Due to the way the Play Store operates, the app's download range won't be updated again until it reaches ten billion downloads. Google Play Services was last updated on July 10, bringing it up to the version 11.0.4. The update included fixes for apps that use Google's Firebase cloud framework, changes to how in-app advertising is handled, and tweaks for APIs used in Google Play Games and other services. Recently, the version 11 update family for Google Play Services, having started its rollout back in May, introduced full compatibility for Android Instant Apps.

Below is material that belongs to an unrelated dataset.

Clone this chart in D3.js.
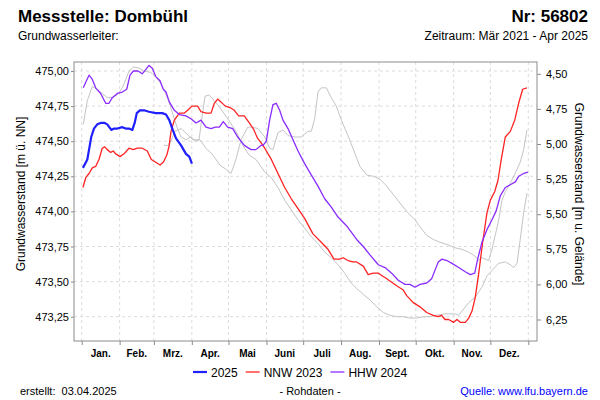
<!DOCTYPE html>
<html><head><meta charset="utf-8">
<script src="https://cdn.jsdelivr.net/npm/d3@7"></script>
<style>
html,body{margin:0;padding:0;background:#fff;}
svg{display:block;font-family:"Liberation Sans",Arial,sans-serif;}
</style></head>
<body><svg id="c" width="600" height="400"></svg>
<script>
// ---------- data ----------
const months = ["Jan.","Feb.","Mrz.","Apr.","Mai","Juni","Juli","Aug.","Sept.","Okt.","Nov.","Dez."];
const leftTicks = [473.25,473.50,473.75,474.00,474.25,474.50,474.75,475.00];
const rightTicks = [4.50,4.75,5.00,5.25,5.50,5.75,6.00,6.25];
const groundLevel = 479.48; // m ü. NN
// [day of year (0 = 1 Jan), level m ü. NN]
const s2025 = [[1,474.31],[4.6,474.37],[6,474.44],[7.8,474.53],[10,474.59],[12.7,474.62],[15.5,474.63],[18.8,474.63],[20.9,474.62],[24.2,474.58],[26.4,474.59],[29.1,474.59],[33.2,474.60],[36,474.59],[38.7,474.59],[41.4,474.58],[43.3,474.63],[45,474.70],[47.6,474.72],[50.9,474.72],[55,474.71],[60.5,474.70],[65.9,474.70],[68.9,474.69],[71.6,474.65],[74.4,474.58],[77.1,474.52],[81.2,474.47],[85.2,474.41],[87.9,474.39],[90.1,474.34]];
const nnw2023 = [[1,474.17],[3.3,474.24],[6,474.27],[8.7,474.31],[11.4,474.32],[14.1,474.37],[16.8,474.45],[18.8,474.46],[20.9,474.44],[23.7,474.42],[25.8,474.43],[27.8,474.41],[31.3,474.39],[34.6,474.41],[38.7,474.45],[42.2,474.44],[45.4,474.45],[49.5,474.45],[53.6,474.43],[56.9,474.37],[60.5,474.35],[64,474.33],[66.7,474.35],[69.5,474.40],[71.3,474.46],[73,474.57],[75.7,474.65],[79.8,474.70],[83.9,474.70],[86.6,474.72],[90.1,474.75],[94.8,474.75],[97.5,474.71],[101.6,474.70],[105.7,474.70],[108.4,474.77],[111.1,474.80],[113.8,474.78],[117.4,474.75],[121.2,474.74],[124.7,474.72],[128.3,474.68],[132.9,474.68],[137,474.63],[140.2,474.59],[143.8,474.52],[146.5,474.49],[149.6,474.45],[155,474.37],[160.4,474.27],[165.9,474.17],[171.3,474.09],[176.8,474.02],[182.2,473.95],[189,473.84],[195.8,473.78],[201.3,473.73],[206.2,473.66],[210.9,473.66],[213.6,473.67],[217.6,473.65],[221.7,473.64],[224.7,473.64],[230.1,473.61],[234.2,473.55],[238.3,473.56],[242.4,473.56],[249.3,473.52],[257.4,473.47],[262.8,473.44],[265.6,473.40],[271,473.35],[276.5,473.32],[282,473.28],[287.3,473.26],[291.4,473.25],[294.2,473.26],[296.9,473.23],[299.9,473.23],[304,473.21],[306.7,473.23],[309.4,473.21],[313.5,473.21],[316.3,473.24],[319,473.29],[321.7,473.39],[324.5,473.56],[327.7,473.78],[331.2,473.99],[334,474.08],[337.5,474.14],[340.2,474.22],[342.9,474.37],[346.2,474.53],[350.3,474.57],[353.9,474.65],[357.1,474.77],[360.4,474.87],[363.9,474.88]];
const hhw2024 = [[1.3,474.88],[3.3,474.92],[6,474.97],[8.7,474.94],[11.4,474.88],[15.5,474.84],[19.6,474.77],[22.3,474.77],[25,474.81],[29.1,474.84],[33.2,474.85],[36.8,474.87],[39.5,474.97],[42.2,475.00],[46,475.00],[49.5,474.98],[52.3,475.01],[55,475.04],[57.7,475.02],[60.5,474.96],[64,474.93],[66.7,474.87],[68.9,474.85],[71.6,474.78],[75.7,474.72],[79.8,474.69],[85.2,474.68],[89.3,474.66],[93.4,474.63],[97.5,474.65],[101.6,474.60],[105.7,474.59],[109.2,474.60],[112.5,474.60],[115.7,474.64],[119.3,474.60],[123.4,474.59],[127.5,474.53],[132.9,474.47],[138.4,474.44],[142.4,474.44],[146.5,474.47],[148.2,474.47],[150.9,474.50],[153.6,474.65],[156.3,474.76],[159,474.77],[161.8,474.72],[164.5,474.65],[168.6,474.59],[172.7,474.51],[176.8,474.43],[182.2,474.34],[187.6,474.26],[193.1,474.18],[198.6,474.09],[204,474.03],[209.5,473.96],[216.2,473.90],[220.5,473.85],[224.7,473.80],[230.1,473.75],[235.6,473.69],[242.4,473.62],[247.9,473.60],[253.3,473.56],[258.7,473.51],[264.2,473.48],[268.3,473.48],[272.4,473.46],[276.5,473.48],[282,473.49],[286,473.52],[288.7,473.58],[291.4,473.64],[294.5,473.66],[298.5,473.65],[302.6,473.63],[308.1,473.60],[313.5,473.57],[317.6,473.55],[321.2,473.56],[323.9,473.67],[327.1,473.78],[331.2,473.87],[335.3,473.94],[338.6,474.00],[342.1,474.11],[346.2,474.17],[350.3,474.19],[354.4,474.21],[357.1,474.25],[361.2,474.27],[364.7,474.28]];
const gray2022 = [[1.3,474.62],[4.6,474.79],[8.7,474.89],[12.7,474.87],[16.8,474.84],[20.9,474.81],[25,474.81],[29.1,474.83],[33.2,474.88],[36,474.94],[38.7,475.00],[42.7,475.03],[46.8,475.02],[50.9,475.00],[56.4,474.99],[60.5,474.96],[64.6,474.91],[68.6,474.84],[71.3,474.78],[74.6,474.69],[77.9,474.60],[81.2,474.53],[85.2,474.51],[89.3,474.53],[93.4,474.50],[96.7,474.51],[101.6,474.45],[107.3,474.40],[113,474.33],[117.9,474.30],[122,474.27],[126.1,474.37],[130.2,474.51],[135.7,474.60],[139.2,474.60],[144.1,474.59],[149.6,474.53],[153.6,474.45],[156.3,474.44],[160.4,474.56],[164.5,474.58],[168.6,474.54],[174.1,474.53],[179.5,474.53],[184.9,474.57],[187.6,474.57],[190.4,474.66],[193.1,474.85],[195.8,474.88],[199.9,474.88],[204,474.81],[208.1,474.75],[212.2,474.65],[217.6,474.54],[223.4,474.41],[227.4,474.32],[232.9,474.26],[238.3,474.25],[243.8,474.23],[249.3,474.18],[254.7,474.12],[260.1,474.06],[265.6,474.00],[272.4,473.94],[276.5,473.89],[282,473.83],[287.3,473.80],[292.8,473.78],[299.9,473.76],[305.3,473.74],[310.8,473.73],[316.3,473.71],[321.7,473.68],[324.5,473.65],[327.1,473.67],[332.6,473.65],[335.3,473.73],[338,473.83],[340.8,473.94],[343.5,474.08],[346.2,474.14],[349,474.18],[353.1,474.25],[355.8,474.30],[358.4,474.35],[361.2,474.44],[363.9,474.58]];
const gray2021 = [[67.3,474.47],[71.3,474.47],[76.2,474.57],[81.2,474.59],[86.1,474.55],[91,474.51],[95.9,474.51],[98.3,474.67],[100.8,474.82],[104,474.83],[107.3,474.80],[113.8,474.73],[119.3,474.66],[126.1,474.57],[131.6,474.47],[137,474.40],[142.4,474.37],[146.5,474.32],[149.6,474.28],[155,474.24],[160.4,474.17],[165.9,474.08],[171.3,474.01],[176.8,473.94],[182.2,473.88],[187.6,473.82],[193.1,473.77],[198.6,473.71],[204,473.67],[209.5,473.62],[214.9,473.56],[220.3,473.49],[224.7,473.45],[230.1,473.41],[235.6,473.37],[241.1,473.32],[246.5,473.28],[252,473.26],[257.4,473.25],[262.8,473.25],[268.3,473.24],[273.8,473.24],[279.2,473.25],[284.7,473.25],[290.1,473.26],[296.9,473.27],[305.3,473.27],[308.1,473.26],[310.8,473.29],[316.3,473.35],[321.7,473.39],[327.1,473.46],[331.2,473.54],[335.3,473.58],[340.8,473.63],[346.2,473.64],[350.3,473.62],[353.1,473.60],[355.8,473.63],[358.4,473.80],[361.2,473.99],[363.9,474.13]];

// ---------- chart ----------
const svg = d3.select("#c");
const plot = {left:74, right:537, top:62, bottom:341};
const day0 = Date.UTC(2023,0,1);
const toDate = d => new Date(day0 + d*864e5);
const x = d3.scaleUtc().domain([new Date(day0), new Date(Date.UTC(2024,0,1))]).range([81.7, 528.3]);
const y = d3.scaleLinear().domain([473.25, 475.00]).range([316.7, 71]);
const yR = d3.scaleLinear().domain([groundLevel-473.25, groundLevel-475.00]).range([y(473.25), y(475.00)]);
const de = d3.formatLocale({decimal:",", thousands:".", grouping:[3], currency:["","€"]});
const fmt = de.format(".2f");
const font = '"Liberation Sans",Arial,sans-serif';

svg.append("rect").attr("width",600).attr("height",400).attr("fill","#fff");

// gridlines
const monthStarts = d3.utcMonth.range(new Date(day0), new Date(Date.UTC(2024,0,2)));
svg.append("g").selectAll("line").data(monthStarts).join("line")
  .attr("x1",d=>x(d)).attr("x2",d=>x(d)).attr("y1",plot.top).attr("y2",plot.bottom)
  .attr("stroke","#dcdcdc").attr("stroke-dasharray","3,3");
svg.append("g").selectAll("line").data(leftTicks).join("line")
  .attr("x1",plot.left).attr("x2",plot.right).attr("y1",d=>y(d)).attr("y2",d=>y(d))
  .attr("stroke","#dcdcdc").attr("stroke-dasharray","3,3");

// frame
svg.append("rect").attr("x",plot.left).attr("y",plot.top)
  .attr("width",plot.right-plot.left).attr("height",plot.bottom-plot.top)
  .attr("fill","none").attr("stroke","#8c8c8c").attr("stroke-width",1);

// axes
const axL = svg.append("g").attr("transform",`translate(${plot.left},0)`)
  .call(d3.axisLeft(y).tickValues(leftTicks).tickFormat(fmt).tickSize(3).tickPadding(2));
const axR = svg.append("g").attr("transform",`translate(${plot.right},0)`)
  .call(d3.axisRight(yR).tickValues(rightTicks).tickFormat(fmt).tickSize(4).tickPadding(5));
const axB = svg.append("g").attr("transform",`translate(0,${plot.bottom})`)
  .call(d3.axisBottom(x).tickValues(monthStarts).tickFormat("").tickSize(4));
[axL,axR,axB].forEach(a=>{
  a.select(".domain").remove();
  a.selectAll(".tick line").attr("stroke","#8c8c8c");
  a.selectAll("text").attr("font-family",font).attr("font-size",11).attr("fill","#000");
});
// month labels in middle of months
svg.append("g").selectAll("text").data(monthStarts.slice(0,12)).join("text")
  .attr("x",(d,i)=>(x(d)+x(monthStarts[i+1]))/2).attr("y",357)
  .attr("text-anchor","middle").attr("font-family",font).attr("font-size",10).attr("font-weight","bold")
  .text((d,i)=>months[i]);

// axis titles
svg.append("text").attr("transform","translate(25,194) rotate(-90)").attr("text-anchor","middle")
  .attr("font-family",font).attr("font-size",12).text("Grundwasserstand [m ü. NN]");
svg.append("text").attr("transform","translate(575,194) rotate(90)").attr("text-anchor","middle")
  .attr("font-family",font).attr("font-size",12).text("Grundwasserstand [m u. Gelände]");

// lines
const line = d3.line().x(d=>x(toDate(d[0]))).y(d=>y(d[1]));
const series = [
  {data:gray2021,color:"#c4c4c4",w:1},
  {data:gray2022,color:"#c4c4c4",w:1},
  {data:nnw2023,color:"#ff2222",w:1.3},
  {data:hhw2024,color:"#8a2cff",w:1.3},
  {data:s2025,color:"#1f1fff",w:2.2}
];
svg.append("g").selectAll("path").data(series).join("path")
  .attr("d",d=>line(d.data)).attr("fill","none").attr("stroke",d=>d.color)
  .attr("stroke-width",d=>d.w).attr("stroke-linejoin","round");

// titles
svg.append("text").attr("x",18).attr("y",22).attr("font-family",font).attr("font-size",17).attr("font-weight","bold").text("Messstelle: Dombühl");
svg.append("text").attr("x",588).attr("y",22).attr("text-anchor","end").attr("font-family",font).attr("font-size",17).attr("font-weight","bold").text("Nr: 56802");
svg.append("text").attr("x",18).attr("y",40).attr("font-family",font).attr("font-size",12).text("Grundwasserleiter:");
svg.append("text").attr("x",588).attr("y",40).attr("text-anchor","end").attr("font-family",font).attr("font-size",12).text("Zeitraum: Mär 2021 - Apr 2025");

// legend
const legend = [{t:"2025",c:"#1f1fff",w:2.2},{t:"NNW 2023",c:"#ff2222",w:1.3},{t:"HHW 2024",c:"#8a2cff",w:1.3}];
const lg = svg.append("g");
let lx = 193;
legend.forEach(l=>{
  lg.append("line").attr("x1",lx).attr("x2",lx+14).attr("y1",372).attr("y2",372).attr("stroke",l.c).attr("stroke-width",l.w);
  const t = lg.append("text").attr("x",lx+18).attr("y",377).attr("font-family",font).attr("font-size",12).text(l.t);
  lx += 18 + t.node().getComputedTextLength() + 8;
});

// footer
svg.append("text").attr("x",20).attr("y",395).attr("font-family",font).attr("font-size",11).text("erstellt:  03.04.2025").attr("xml:space","preserve");
svg.append("text").attr("x",310).attr("y",395).attr("text-anchor","middle").attr("font-family",font).attr("font-size",11).text("- Rohdaten -");
svg.append("text").attr("x",588).attr("y",395).attr("text-anchor","end").attr("font-family",font).attr("font-size",11).attr("fill","#0000ff").text("Quelle: www.lfu.bayern.de");
</script></body></html>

Using Google Play Services rather than integrating such functionality into APIs for use by developers on a per-app basis is arguably a far more favorable approach to integration between third-party apps and Google's software solutions, but many users on the Play Store complain about the size of the app, how ubiquitous it is, issues with updating it, and other problems. Mostly, the app poses a problem for some legacy devices with extremely small amounts of RAM and storage, some of which are either unable to install many or any apps after installing Google Play Services, or are unable to install the software at all. The size of the app can vary between Android versions and devices, but averages around 80MB. Even with the issues it can pose for legacy devices, it has served as a very effective integration tool from Android's inception, and Google will likely keep it that way for the foreseeable future.